Most of the money is in games. Once the cost of the development of the game is paid for in sales, the profit can get quite large since you are still selling the game at $50+ and its costs are the disc, packaging and the standard overhead. Maybe at most, $10. Probably less.
But the console makers have another large source of income. Royalities from the 3rd party game makers who pay to have their games run on the various consoles. Started by Nintendo back for the NES, a lockout system was devised so that the game had to match a code else it would not play on the NES. To get this lockout code, the 3rd party pays say $7 per copy. Thus an initial run of 300k discs, the 3rd party would pay the console maker $2.1M. This is describe in Wikipedia if you want more info.

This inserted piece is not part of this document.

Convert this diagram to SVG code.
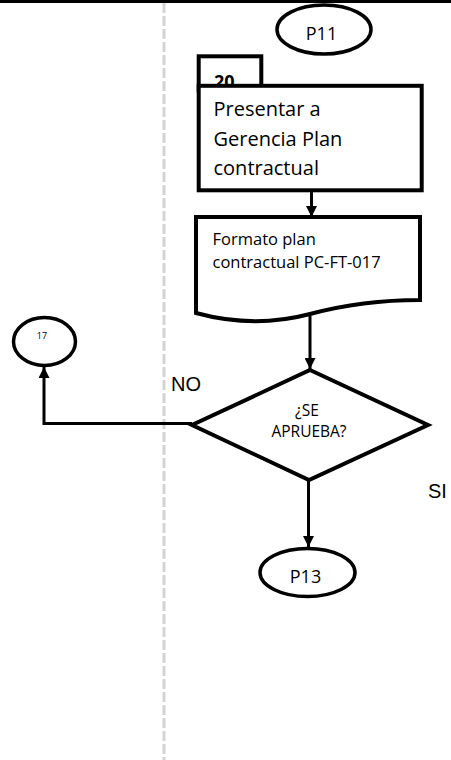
<svg xmlns="http://www.w3.org/2000/svg" width="451" height="760" viewBox="0 0 451 760">
  <style>
    .shape { fill: #ffffff; stroke: #000000; stroke-width: 4; }
    .oval { fill: #ffffff; stroke: #000000; stroke-width: 3.5; }
    .label { font-family: "Open Sans", "Liberation Sans", sans-serif; fill: #000000; }
    .branch { font-family: "Liberation Sans", Arial, sans-serif; font-size: 20px; fill: #000000; }
    .flow { fill: none; stroke: #000000; stroke-width: 3; }
  </style>
  <defs>
    <marker id="arrow" viewBox="0 0 10 10" refX="10" refY="5" markerWidth="11" markerHeight="11" markerUnits="userSpaceOnUse" orient="auto">
      <path d="M0,0 L10,5 L0,10 Z" fill="#000000"/>
    </marker>
  </defs>

  <rect width="451" height="760" fill="#ffffff"/>

  <!-- lane frame: top rule and dashed lane divider -->
  <rect x="0" y="0" width="451" height="3" fill="#000000"/>
  <line x1="164" y1="3" x2="164" y2="760" stroke="#d4d4d4" stroke-width="3" stroke-dasharray="10 3"/>

  <!-- connectors -->
  <g id="connectors">
    <line class="flow" x1="311.5" y1="192" x2="311.5" y2="217" marker-end="url(#arrow)"/>
    <line class="flow" x1="310" y1="316" x2="310" y2="369" marker-end="url(#arrow)"/>
    <polyline class="flow" points="192,423.5 44,423.5 44,367" marker-end="url(#arrow)"/>
    <line class="flow" x1="308.5" y1="480" x2="308.5" y2="547" marker-end="url(#arrow)"/>
  </g>

  <!-- start connector P11 -->
  <g id="p11">
    <ellipse class="oval" cx="324" cy="29.5" rx="47" ry="24.5"/>
    <text class="label" x="321.5" y="40" font-size="18" text-anchor="middle">P11</text>
  </g>

  <!-- activity 20 -->
  <g id="activity20">
    <rect class="shape" x="198.7" y="56.3" width="62.6" height="34"/>
    <text class="label" x="214" y="88" font-size="18" font-weight="bold">20</text>
    <rect class="shape" x="198.7" y="85.8" width="223" height="104.5"/>
    <text class="label" font-size="20">
      <tspan x="213.5" y="116">Presentar a</tspan>
      <tspan x="213.5" y="146">Gerencia Plan</tspan>
      <tspan x="213.5" y="175">contractual</tspan>
    </text>
  </g>

  <!-- document PC-FT-017 -->
  <g id="document">
    <path class="shape" d="M196,217 L420,217 L420,300 C380,300 340,306 310,314 C280,322 240,325 196,313 Z"/>
    <text class="label" font-size="16.5">
      <tspan x="212.5" y="245">Formato plan</tspan>
      <tspan x="212.5" y="268">contractual PC-FT-017</tspan>
    </text>
  </g>

  <!-- decision -->
  <g id="decision">
    <polygon class="shape" points="310,370 428,425 309,480 192,425"/>
    <text class="label" font-size="15.5" text-anchor="middle">
      <tspan x="309" y="416">¿SE</tspan>
      <tspan x="309" y="437">APRUEBA?</tspan>
    </text>
  </g>

  <!-- branch labels -->
  <text class="branch" x="171" y="391">NO</text>
  <text class="branch" x="428" y="498">SI</text>

  <!-- return connector 17 -->
  <g id="c17">
    <ellipse class="oval" cx="44.5" cy="341.5" rx="31" ry="24"/>
    <text class="label" x="42" y="339" font-size="9" text-anchor="middle">17</text>
  </g>

  <!-- end connector P13 -->
  <g id="p13">
    <ellipse class="oval" cx="307.5" cy="572.5" rx="47.5" ry="24"/>
    <text class="label" x="305.5" y="583" font-size="18" text-anchor="middle">P13</text>
  </g>
</svg>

Needless to say, handing out lockout codes w/o having to do anything (well, except make the console itself) is very profitable as well.
Torturing the numbers. Hear them scream.
One of the reasons lockout codes exist is ET and similar games that killed the atari. Nintendo was afraid of a glut of terrible games and they enforced some fairly strict rules for who and how a game could be released on their system.
The system of paying to license a game still exists, but I don't know how many terrible game it prevents anymore. Of course, if there was no cost at all to put a game on the Wii (or on any system for that matter) imagine how many more terrible games would be released by companies like Conspiracy and other sixth rate companies.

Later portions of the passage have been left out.